Despite the responsibility of her position, this woman was probably a slave. Her emotional separation from the family is emphasized in the group’s body language: the girls lean toward their corpulent father, while the small, old woman sits just beside the small child’s chair, her crossed hands in her lap revealing multiple rings that hint at familial connections of her own.
A sometime calligrapher and writing teacher, Vermont-born Thomas Easterly learned the daguerreotype process in New York between 1841 and 1844, possibly from Charles and Richard Meade. In 1844 Easterly sailed from New York City to New Orleans, where he made photographs before returning to Vermont the following year. He did not remain for long: by October, he had entered into a daguerreotype studio partnership in Iowa. He and his partner operated as traveling photographers working throughout Iowa and Missouri for several years.

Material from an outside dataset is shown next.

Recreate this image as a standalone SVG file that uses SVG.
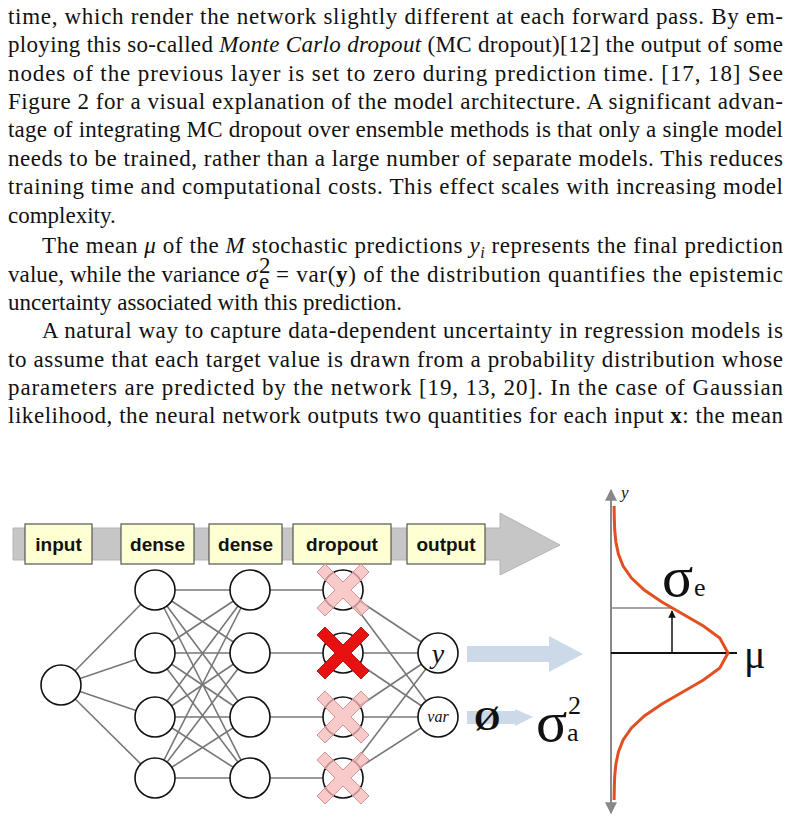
<svg xmlns="http://www.w3.org/2000/svg" width="790" height="824" viewBox="0 0 790 824">
<style>
.t{font-family:"Liberation Serif",serif;font-size:23px;fill:#111}
.i{font-style:italic}
.b{font-weight:bold}
.lbl{font-family:"Liberation Sans",Arial,sans-serif;font-weight:bold;font-size:19px;fill:#111;text-anchor:middle}
.box{fill:#ffffd4;stroke:#555;stroke-width:1.2}
.n{fill:#fff;stroke:#111;stroke-width:1.6}
.c line{stroke:#777;stroke-width:1.6}
.px{fill:#f7b8b8;fill-opacity:0.75;stroke:#d89090;stroke-width:1}
.m{font-family:"Liberation Serif",serif;fill:#111}
</style>
<defs>
<marker id="ah" viewBox="0 0 10 10" refX="9" refY="5" markerWidth="6" markerHeight="6" orient="auto-start-reverse"><path d="M0,0 L10,5 L0,10 z" fill="#888"/></marker>
<marker id="ak" viewBox="0 0 10 10" refX="9" refY="5" markerWidth="5" markerHeight="5" orient="auto"><path d="M0,0 L10,5 L0,10 z" fill="#111"/></marker>
<path id="xs" d="M-26,-18 L-18,-26 L0,-8 L18,-26 L26,-18 L8,0 L26,18 L18,26 L0,8 L-18,26 L-26,18 L-8,0 Z"/>
</defs>
<rect width="790" height="824" fill="#fff"/>
<g id="text">
<text class="t" x="8" y="24" textLength="775" lengthAdjust="spacing">time, which render the network slightly different at each forward pass. By em-</text>
<text class="t" x="8" y="52" textLength="775" lengthAdjust="spacing">ploying this so-called <tspan class="i">Monte Carlo dropout</tspan> (MC dropout)[12] the output of some</text>
<text class="t" x="8" y="81" textLength="775" lengthAdjust="spacing">nodes of the previous layer is set to zero during prediction time. [17, 18] See</text>
<text class="t" x="8" y="109" textLength="775" lengthAdjust="spacing">Figure 2 for a visual explanation of the model architecture. A significant advan-</text>
<text class="t" x="8" y="137" textLength="775" lengthAdjust="spacing">tage of integrating MC dropout over ensemble methods is that only a single model</text>
<text class="t" x="8" y="166" textLength="775" lengthAdjust="spacing">needs to be trained, rather than a large number of separate models. This reduces</text>
<text class="t" x="8" y="194" textLength="775" lengthAdjust="spacing">training time and computational costs. This effect scales with increasing model</text>
<text class="t" x="8" y="223">complexity.</text>
<text class="t" x="42" y="253" textLength="741" lengthAdjust="spacing">The mean <tspan class="i">μ</tspan> of the <tspan class="i">M</tspan> stochastic predictions <tspan class="i">y</tspan><tspan class="i" font-size="16" dy="5">i</tspan><tspan dy="-5"> represents the final prediction</tspan></text>
<text class="t" x="8" y="282" textLength="232" lengthAdjust="spacing">value, while the variance</text>
<text class="t i" x="246" y="282">σ</text>
<text class="t" x="259" y="289" font-size="14">e</text>
<text class="t" x="259" y="273" font-size="14">2</text>
<text class="t" x="276" y="282" textLength="507" lengthAdjust="spacing">= var(<tspan class="b">y</tspan>) of the distribution quantifies the epistemic</text>
<text class="t" x="8" y="310">uncertainty associated with this prediction.</text>
<text class="t" x="42" y="338" textLength="741" lengthAdjust="spacing">A natural way to capture data-dependent uncertainty in regression models is</text>
<text class="t" x="8" y="367" textLength="775" lengthAdjust="spacing">to assume that each target value is drawn from a probability distribution whose</text>
<text class="t" x="8" y="395" textLength="775" lengthAdjust="spacing">parameters are predicted by the network [19, 13, 20]. In the case of Gaussian</text>
<text class="t" x="8" y="423" textLength="775" lengthAdjust="spacing">likelihood, the neural network outputs two quantities for each input <tspan class="b">x</tspan>: the mean</text>
</g>
<g id="flow-arrow">
<path d="M13,528 H500 V513 L560,545 L500,575 V560 H13 Z" fill="#c6c6c6" stroke="#b4b4b4"/>
</g>
<g id="labels">
<rect class="box" x="25" y="524" width="67" height="40"/><text class="lbl" x="58.5" y="551">input</text>
<rect class="box" x="121" y="524" width="73" height="40"/><text class="lbl" x="157.5" y="551">dense</text>
<rect class="box" x="209" y="524" width="73" height="40"/><text class="lbl" x="245.5" y="551">dense</text>
<rect class="box" x="293" y="524" width="98" height="40"/><text class="lbl" x="342" y="551">dropout</text>
<rect class="box" x="407" y="524" width="78" height="40"/><text class="lbl" x="446" y="551">output</text>
</g>
<g id="connectors" class="c">
<line x1="61" y1="685" x2="155" y2="590"/><line x1="61" y1="685" x2="155" y2="653"/><line x1="61" y1="685" x2="155" y2="717"/><line x1="61" y1="685" x2="155" y2="778"/>
<line x1="155" y1="590" x2="250" y2="590"/><line x1="155" y1="590" x2="250" y2="653"/><line x1="155" y1="590" x2="250" y2="717"/><line x1="155" y1="590" x2="250" y2="778"/>
<line x1="155" y1="653" x2="250" y2="590"/><line x1="155" y1="653" x2="250" y2="653"/><line x1="155" y1="653" x2="250" y2="717"/><line x1="155" y1="653" x2="250" y2="778"/>
<line x1="155" y1="717" x2="250" y2="590"/><line x1="155" y1="717" x2="250" y2="653"/><line x1="155" y1="717" x2="250" y2="717"/><line x1="155" y1="717" x2="250" y2="778"/>
<line x1="155" y1="778" x2="250" y2="590"/><line x1="155" y1="778" x2="250" y2="653"/><line x1="155" y1="778" x2="250" y2="717"/><line x1="155" y1="778" x2="250" y2="778"/>
<line x1="250" y1="590" x2="343" y2="590"/><line x1="250" y1="653" x2="343" y2="653"/><line x1="250" y1="717" x2="343" y2="717"/><line x1="250" y1="778" x2="343" y2="778"/>
<line x1="343" y1="590" x2="438" y2="653"/><line x1="343" y1="590" x2="438" y2="717"/>
<line x1="343" y1="653" x2="438" y2="653"/><line x1="343" y1="653" x2="438" y2="717"/>
<line x1="343" y1="717" x2="438" y2="653"/><line x1="343" y1="717" x2="438" y2="717"/>
<line x1="343" y1="778" x2="438" y2="653"/><line x1="343" y1="778" x2="438" y2="717"/>
</g>
<g id="input-layer"><circle class="n" cx="61" cy="685" r="20"/></g>
<g id="dense1"><circle class="n" cx="155" cy="590" r="20"/><circle class="n" cx="155" cy="653" r="20"/><circle class="n" cx="155" cy="717" r="20"/><circle class="n" cx="155" cy="778" r="20"/></g>
<g id="dense2"><circle class="n" cx="250" cy="590" r="20"/><circle class="n" cx="250" cy="653" r="20"/><circle class="n" cx="250" cy="717" r="20"/><circle class="n" cx="250" cy="778" r="20"/></g>
<g id="dropout">
<circle class="n" cx="343" cy="590" r="20"/><circle class="n" cx="343" cy="653" r="20"/><circle class="n" cx="343" cy="717" r="20"/><circle class="n" cx="343" cy="778" r="20"/>
<use href="#xs" class="px" x="343" y="590"/>
<use href="#xs" fill="#e81010" stroke="#a00" stroke-width="0.8" x="343" y="653"/>
<use href="#xs" class="px" x="343" y="717"/>
<use href="#xs" class="px" x="343" y="778"/>
</g>
<g id="output">
<circle class="n" cx="438" cy="653" r="20"/><text class="m i" x="438" y="663" font-size="28" text-anchor="middle">y</text>
<circle class="n" cx="438" cy="717" r="20"/><text class="m i" x="438" y="722" font-size="16" text-anchor="middle">var</text>
</g>
<g id="result-arrows">
<path d="M467,646 H549 V636 L583,654 L549,672 V662 H467 Z" fill="#cbd9e8"/>
<path d="M467,711 H515 V709 L533,717 L515,726 V724 H467 Z" fill="#cbd9e8"/>
<text class="m b" x="474" y="730" font-size="34">Ø</text>
<text class="m" x="536" y="741" font-size="58">σ</text>
<text class="m" x="567" y="741" font-size="26">a</text>
<text class="m" x="568" y="714" font-size="26">2</text>
</g>
<g id="distribution">
<line x1="611" y1="813" x2="611" y2="490" stroke="#888" stroke-width="2" marker-start="url(#ah)" marker-end="url(#ah)"/>
<text class="m i" x="621" y="498" font-size="17" fill="#666">y</text>
<line x1="611" y1="608" x2="672" y2="608" stroke="#888" stroke-width="1.5"/>
<line x1="611" y1="653" x2="737" y2="653" stroke="#111" stroke-width="2"/>
<line x1="672" y1="653" x2="672" y2="611" stroke="#111" stroke-width="1.5" marker-end="url(#ak)"/>
<polyline fill="none" stroke="#e05020" stroke-width="3" points="614.1,506 614.3,518 614.7,530 615.9,542 618.4,554 623.1,566 631.5,578 644.3,590 661.9,602 682.7,614 703.4,626 719.8,638 728,653 719.8,668 703.4,680 682.7,692 661.9,704 644.3,716 631.5,728 623.1,740 618.4,752 615.9,764 614.7,776 614.3,788 614.1,800"/>
<text class="m" x="662" y="596" font-size="58">σ</text>
<text class="m" x="694" y="596" font-size="26">e</text>
<text class="m" x="744" y="668" font-size="40">μ</text>
</g>
</svg>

Some scholars have credited Easterly with making the first photographs of Plains Indians.
After the dissolution of the partnership, Easterly moved to Saint Louis and took over a studio in 1848. He had a successful career for ten years, but his loyalty to the daguerreotype process after the introduction of the ambrotype, tintype, and paper photograph processes caused his business to falter. By 1860 Easterly had begun to sell farm implements in addition to continuing his daguerreotype practice.